* **AIM OF THE EXERCISE**
Nothing outside the range is to be copied. From the entries below, reproduce exactly the lines starting at the one with "Write a component" and ending at the one with "import * as d3 from 'd3';", without pictures.

* START DATA SHOWN *

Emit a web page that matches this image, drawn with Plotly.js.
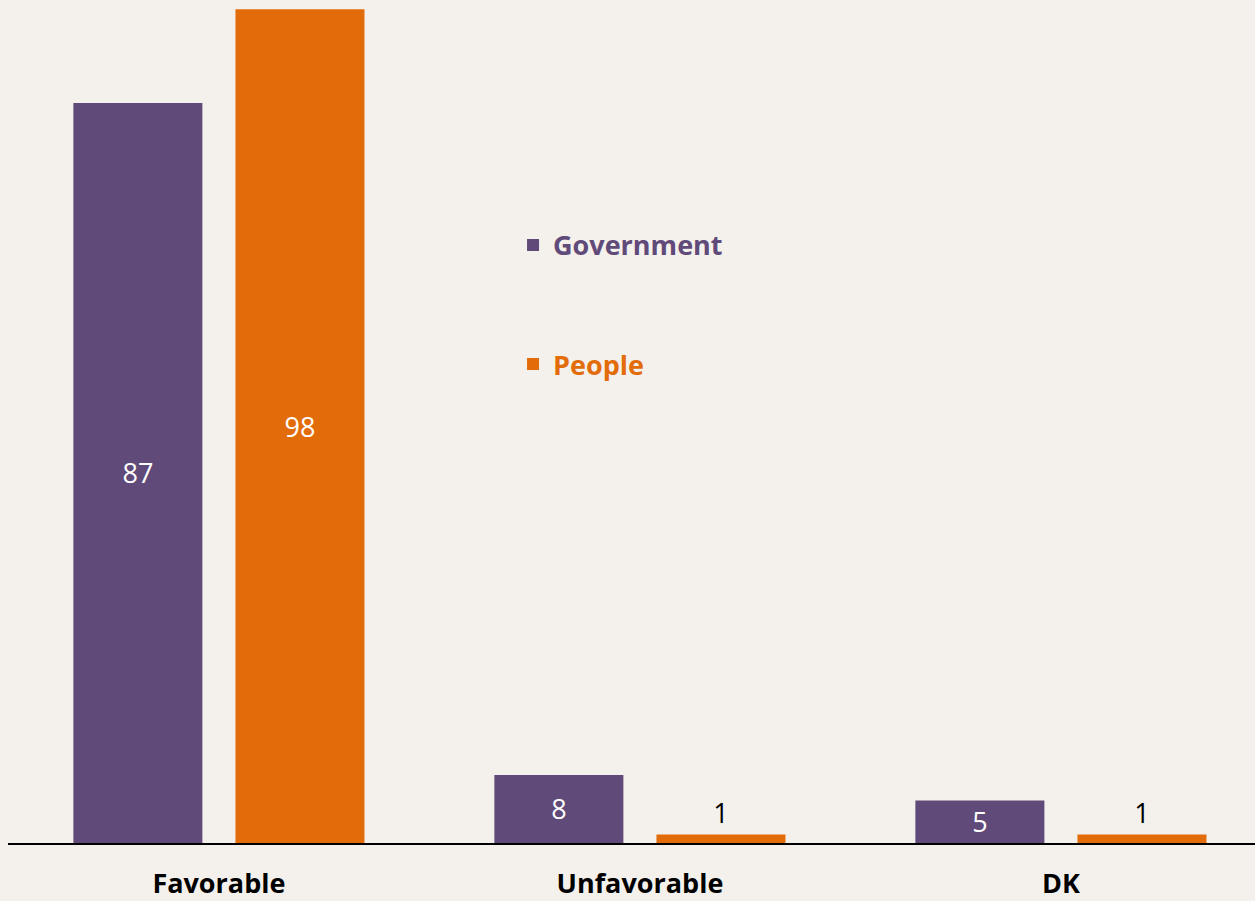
<!DOCTYPE html>
<html>
<head>
<meta charset="utf-8">
<script src="https://cdn.plot.ly/plotly-3.0.1.min.js"></script>
<style>html,body{margin:0;padding:0;background:#f4f1ec;overflow:hidden;}</style>
</head>
<body>
<div id="chart" style="width:1255px;height:901px;"></div>
<script>
const categories = ["Favorable", "Unfavorable", "DK"];
const government = [87, 8, 5];
const people = [98, 1, 1];
const seriesNames = ["Government", "People"];

const purple = "#5f4a79";
const orange = "#e36c0a";
const fontFamily = "'Open Sans', 'Liberation Sans', sans-serif";

const traces = [
  {
    type: "bar",
    x: categories,
    y: government,
    name: '<span style="color:' + purple + '"><b>' + seriesNames[0] + '</b></span>',
    legendgroup: "g1",
    marker: {color: purple, line: {width: 0}},
    text: government.map(String),
    textposition: "inside",
    insidetextanchor: "middle",
    textangle: 0,
    constraintext: "none",
    textfont: {family: fontFamily, size: 27, color: "#ffffff"},
    hoverinfo: "x+y"
  },
  {
    type: "bar",
    x: categories,
    y: people,
    name: '<span style="color:' + orange + '"><b>' + seriesNames[1] + '</b></span>',
    legendgroup: "g2",
    marker: {color: orange, line: {width: 0}},
    text: people.map(String),
    textposition: people.map(v => v > 10 ? "inside" : "outside"),
    insidetextanchor: "middle",
    textangle: 0,
    constraintext: "none",
    insidetextfont: {family: fontFamily, size: 27, color: "#ffffff"},
    outsidetextfont: {family: fontFamily, size: 27, color: "#000000"},
    hoverinfo: "x+y"
  }
];

const layout = {
  width: 1255,
  height: 901,
  paper_bgcolor: "#f4f1ec",
  plot_bgcolor: "#f4f1ec",
  margin: {l: 8, r: 0, t: 0, b: 58},
  barmode: "group",
  bargap: 0.23,
  bargroupgap: 0.204,
  font: {family: fontFamily, color: "#000000"},
  showlegend: true,
  legend: {
    x: 0.405, xanchor: "left",
    y: 0.738, yanchor: "top",
    bgcolor: "rgba(0,0,0,0)",
    traceorder: "grouped",
    tracegroupgap: 81,
    font: {family: fontFamily, size: 27},
    itemclick: false
  },
  xaxis: {
    type: "category",
    range: [-0.501, 2.461],
    showline: true,
    linecolor: "#000000",
    linewidth: 2,
    ticks: "",
    showgrid: false,
    zeroline: false,
    ticklabelstandoff: 16,
    tickfont: {family: fontFamily, size: 27, color: "#000000", weight: "bold"},
    fixedrange: true
  },
  yaxis: {
    range: [0, 99.1],
    visible: false,
    showgrid: false,
    zeroline: false,
    fixedrange: true
  }
};

Plotly.newPlot("chart", traces, layout, {displayModeBar: false, responsive: false});
</script>
</body>
</html>
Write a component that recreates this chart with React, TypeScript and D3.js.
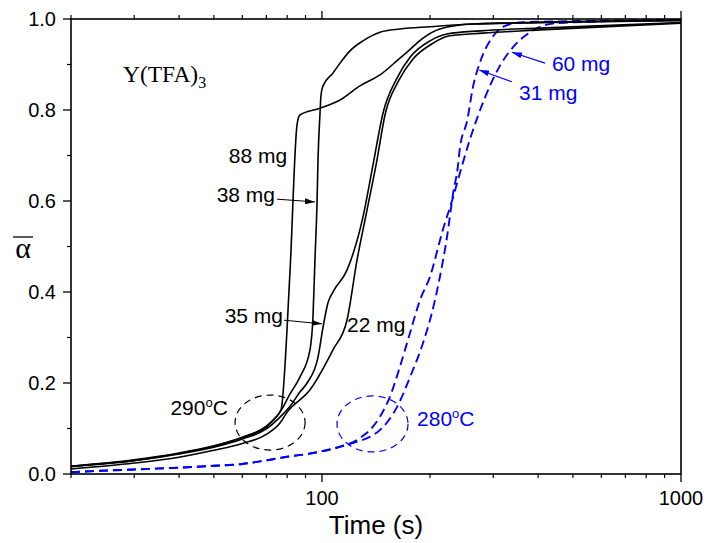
import React from 'react';
import * as d3 from 'd3';

// ---------- data ----------
const yMajorTicks = [0, 0.2, 0.4, 0.6, 0.8, 1.0];
const yMinorTicks = [0.1, 0.3, 0.5, 0.7, 0.9];
const xMajorTicks = [100, 1000];
const xMinorTicks = [20, 30, 40, 50, 60, 70, 80, 90, 200, 300, 400, 500, 600, 700, 800, 900];

// 290 C, black solid
const t88 = [20, 30, 40, 50, 60, 70, 74, 76.9, 81.5, 85.2, 86.8, 98.7, 112.3, 127.6, 145.1, 164.9, 172.5, 191.2, 213, 263, 405, 1000];
const a88 = [0.017, 0.031, 0.046, 0.062, 0.081, 0.105, 0.123, 0.141, 0.448, 0.767, 0.789, 0.804, 0.822, 0.853, 0.877, 0.914, 0.927, 0.958, 0.978, 0.989, 0.992, 0.997];

const t38 = [20, 30, 40, 50, 60, 70, 76.4, 81.5, 86.8, 92.6, 94.4, 95.6, 96.9, 97.5, 98.7, 99.4, 100.7, 107.3, 112.3, 119.7, 130.1, 145.1, 164.9, 200, 263, 1000];
const a38 = [0.017, 0.030, 0.045, 0.061, 0.080, 0.103, 0.136, 0.176, 0.213, 0.273, 0.345, 0.470, 0.598, 0.690, 0.789, 0.833, 0.853, 0.881, 0.903, 0.930, 0.952, 0.971, 0.978, 0.983, 0.989, 0.997];

const t35 = [20, 30, 40, 50, 60, 70, 76.4, 81.5, 86.8, 90.9, 97.5, 100.7, 103.9, 107.3, 117.4, 130.1, 138.7, 147.9, 161.8, 175.9, 200, 223, 276, 405, 1000];
const a35 = [0.016, 0.029, 0.044, 0.059, 0.077, 0.099, 0.125, 0.149, 0.180, 0.200, 0.257, 0.323, 0.376, 0.400, 0.448, 0.565, 0.679, 0.793, 0.870, 0.916, 0.952, 0.967, 0.974, 0.980, 0.992];

const t22 = [20, 30, 40, 50, 60, 70, 76.4, 80, 92.6, 107.3, 117.4, 125.2, 133.5, 142.3, 149.8, 164, 179.3, 204, 227, 281, 405, 1000];
const a22 = [0.011, 0.024, 0.037, 0.052, 0.067, 0.087, 0.112, 0.136, 0.185, 0.273, 0.338, 0.470, 0.580, 0.690, 0.789, 0.866, 0.912, 0.947, 0.963, 0.969, 0.976, 0.991];

// 280 C, blue dashed
const t31 = [20, 24.1, 30, 40, 50, 60, 70, 80, 92.6, 114.5, 122, 147.9, 161.8, 175.9, 191.2, 201, 213, 223, 232, 239, 242, 254, 263, 277, 296, 324, 363, 1000];
const a31 = [0.004, 0.007, 0.010, 0.014, 0.018, 0.022, 0.030, 0.038, 0.045, 0.062, 0.068, 0.103, 0.147, 0.213, 0.288, 0.345, 0.433, 0.521, 0.618, 0.675, 0.714, 0.778, 0.848, 0.910, 0.956, 0.985, 0.993, 0.998];

const t60 = [20, 24.1, 30, 40, 50, 60, 70, 80, 92.6, 114.5, 125.2, 145.1, 154.7, 164.9, 175.9, 187.5, 200, 217, 232, 246, 258, 285, 313, 345, 380, 452, 1000];
const a60 = [0.004, 0.007, 0.010, 0.014, 0.018, 0.022, 0.030, 0.038, 0.045, 0.062, 0.075, 0.126, 0.170, 0.236, 0.310, 0.382, 0.434, 0.536, 0.609, 0.680, 0.734, 0.829, 0.897, 0.943, 0.971, 0.991, 0.998];

const blackSeries = [
  { name: '88 mg', t: t88, a: a88 },
  { name: '38 mg', t: t38, a: a38 },
  { name: '35 mg', t: t35, a: a35 },
  { name: '22 mg', t: t22, a: a22 },
];
const blueSeries = [
  { name: '31 mg', t: t31, a: a31 },
  { name: '60 mg', t: t60, a: a60 },
];

// ---------- layout ----------
const W = 707;
const H = 543;
const PL = 71, PR = 681, PT = 19, PB = 474;
const BLUE = '#0000ff';
const SANS = '"Liberation Sans", Arial, sans-serif';
const SERIF = '"Liberation Serif", "Times New Roman", serif';

export default function App() {
  const x = d3.scaleLog().domain([20, 1000]).range([PL, PR]);
  const y = d3.scaleLinear().domain([0, 1]).range([PB, PT]);
  const line = d3
    .line<[number, number]>()
    .x((d) => x(d[0]))
    .y((d) => y(d[1]))
    .curve(d3.curveMonotoneX);
  const zip = (t: number[], a: number[]) => t.map((v, i) => [v, a[i]] as [number, number]);

  const annFont = 21;

  return (
    <svg
      width={W}
      height={H}
      viewBox={`0 0 ${W} ${H}`}
      style={{ position: 'absolute', left: 0, top: 0, background: '#fff' }}
    >
      <defs>
        <marker id="arrBlack" viewBox="0 0 10 6" refX="10" refY="3" markerWidth="10" markerHeight="6" markerUnits="userSpaceOnUse" orient="auto">
          <path d="M0,0 L10,3 L0,6 Z" fill="#000" />
        </marker>
        <marker id="arrBlue" viewBox="0 0 10 6" refX="10" refY="3" markerWidth="10" markerHeight="6" markerUnits="userSpaceOnUse" orient="auto">
          <path d="M0,0 L10,3 L0,6 Z" fill={BLUE} />
        </marker>
        <clipPath id="plotClip">
          <rect x={PL} y={PT - 2} width={PR - PL} height={PB - PT + 2} />
        </clipPath>
      </defs>
      <rect x={0} y={0} width={W} height={H} fill="#fff" />

      {/* curves */}
      <g clipPath="url(#plotClip)">
        {blueSeries.map((s) => (
          <path key={s.name} d={line(zip(s.t, s.a)) || ''} fill="none" stroke={BLUE} strokeWidth={1.9} strokeDasharray="9,5" />
        ))}
        {blackSeries.map((s) => (
          <path key={s.name} d={line(zip(s.t, s.a)) || ''} fill="none" stroke="#000" strokeWidth={1.6} />
        ))}
      </g>

      {/* ellipses */}
      <ellipse cx={x(71.7)} cy={y(0.113)} rx={35} ry={27.5} fill="none" stroke="#000" strokeWidth={1.2} strokeDasharray="7,5" />
      <ellipse cx={x(138.3)} cy={y(0.110)} rx={35.5} ry={28} fill="none" stroke={BLUE} strokeWidth={1.2} strokeDasharray="7,5" />

      {/* frame */}
      <rect x={PL} y={PT} width={PR - PL} height={PB - PT} fill="none" stroke="#000" strokeWidth={1.6} />

      {/* x ticks bottom & top */}
      {xMajorTicks.map((v) => (
        <g key={'xM' + v}>
          <line x1={x(v)} x2={x(v)} y1={PB} y2={PB + 8} stroke="#000" strokeWidth={1.3} />
          <line x1={x(v)} x2={x(v)} y1={PT} y2={PT - 8} stroke="#000" strokeWidth={1.3} />
          <text x={x(v)} y={505} textAnchor="middle" fontFamily={SANS} fontSize={20}>{v}</text>
        </g>
      ))}
      {xMinorTicks.map((v) => (
        <g key={'xm' + v}>
          <line x1={x(v)} x2={x(v)} y1={PB} y2={PB + 4} stroke="#000" strokeWidth={1.2} />
          <line x1={x(v)} x2={x(v)} y1={PT} y2={PT - 4} stroke="#000" strokeWidth={1.2} />
        </g>
      ))}

      {/* y ticks */}
      {yMajorTicks.map((v) => (
        <g key={'yM' + v}>
          <line x1={PL} x2={PL - 8} y1={y(v)} y2={y(v)} stroke="#000" strokeWidth={1.3} />
          <text x={PL - 15} y={y(v)} dy="0.36em" textAnchor="end" fontFamily={SANS} fontSize={20}>{v.toFixed(1)}</text>
        </g>
      ))}
      {yMinorTicks.map((v) => (
        <line key={'ym' + v} x1={PL} x2={PL - 4} y1={y(v)} y2={y(v)} stroke="#000" strokeWidth={1.2} />
      ))}

      {/* axis titles */}
      <text x={376} y={534} textAnchor="middle" fontFamily={SANS} fontSize={26}>Time (s)</text>
      <line x1={13} x2={33} y1={237} y2={237} stroke="#000" strokeWidth={1.3} />
      <text x={23} y={258} textAnchor="middle" fontFamily={SERIF} fontSize={30}>α</text>

      {/* title label */}
      <text x={x(27.9)} y={y(0.862)} fontFamily={SERIF} fontSize={23.5}>
        Y(TFA)<tspan fontSize={16} dy={6}>3</tspan>
      </text>

      {/* black annotations */}
      <text x={x(80)} y={y(0.684)} textAnchor="end" fontFamily={SANS} fontSize={annFont}>88 mg</text>
      <text x={x(74)} y={y(0.598)} textAnchor="end" fontFamily={SANS} fontSize={annFont}>38 mg</text>
      <line x1={x(75)} y1={y(0.604)} x2={x(95.6)} y2={y(0.598)} stroke="#000" strokeWidth={1} markerEnd="url(#arrBlack)" />
      <text x={x(77.9)} y={y(0.332)} textAnchor="end" fontFamily={SANS} fontSize={annFont}>35 mg</text>
      <line x1={x(78.4)} y1={y(0.338)} x2={x(100)} y2={y(0.330)} stroke="#000" strokeWidth={1} markerEnd="url(#arrBlack)" />
      <text x={x(117.4)} y={y(0.312)} fontFamily={SANS} fontSize={annFont}>22 mg</text>
      <text x={x(54.7)} y={y(0.13)} textAnchor="end" fontFamily={SANS} fontSize={annFont}>
        290<tspan fontSize={13} dy={-8}>o</tspan><tspan dy={8}>C</tspan>
      </text>

      {/* blue annotations */}
      <text x={x(184)} y={y(0.105)} fontFamily={SANS} fontSize={annFont} fill={BLUE}>
        280<tspan fontSize={13} dy={-8}>o</tspan><tspan dy={8}>C</tspan>
      </text>
      <text x={x(437)} y={y(0.886)} fontFamily={SANS} fontSize={annFont} fill={BLUE}>60 mg</text>
      <line x1={x(418)} y1={y(0.903)} x2={x(338)} y2={y(0.927)} stroke={BLUE} strokeWidth={1.2} markerEnd="url(#arrBlue)" />
      <text x={x(354)} y={y(0.822)} fontFamily={SANS} fontSize={annFont} fill={BLUE}>31 mg</text>
      <line x1={x(338)} y1={y(0.862)} x2={x(274)} y2={y(0.888)} stroke={BLUE} strokeWidth={1.2} markerEnd="url(#arrBlue)" />
    </svg>
  );
}
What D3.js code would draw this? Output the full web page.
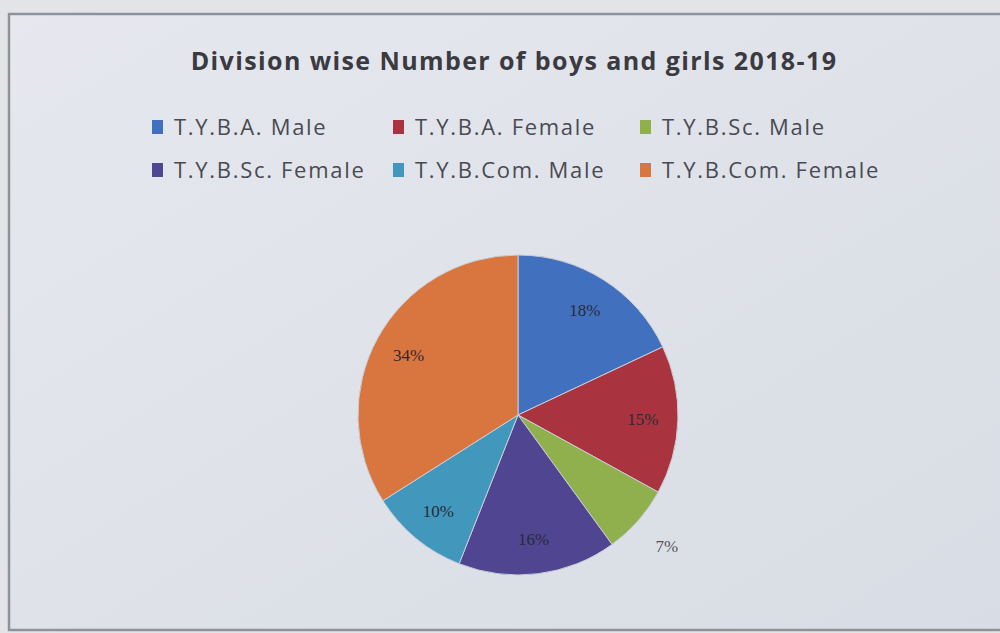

* END DATA SHOWN *

* **RESULT FOR THIS TASK**
Write a component that recreates this chart with React, TypeScript and D3.js.
import React from 'react';
import * as d3 from 'd3';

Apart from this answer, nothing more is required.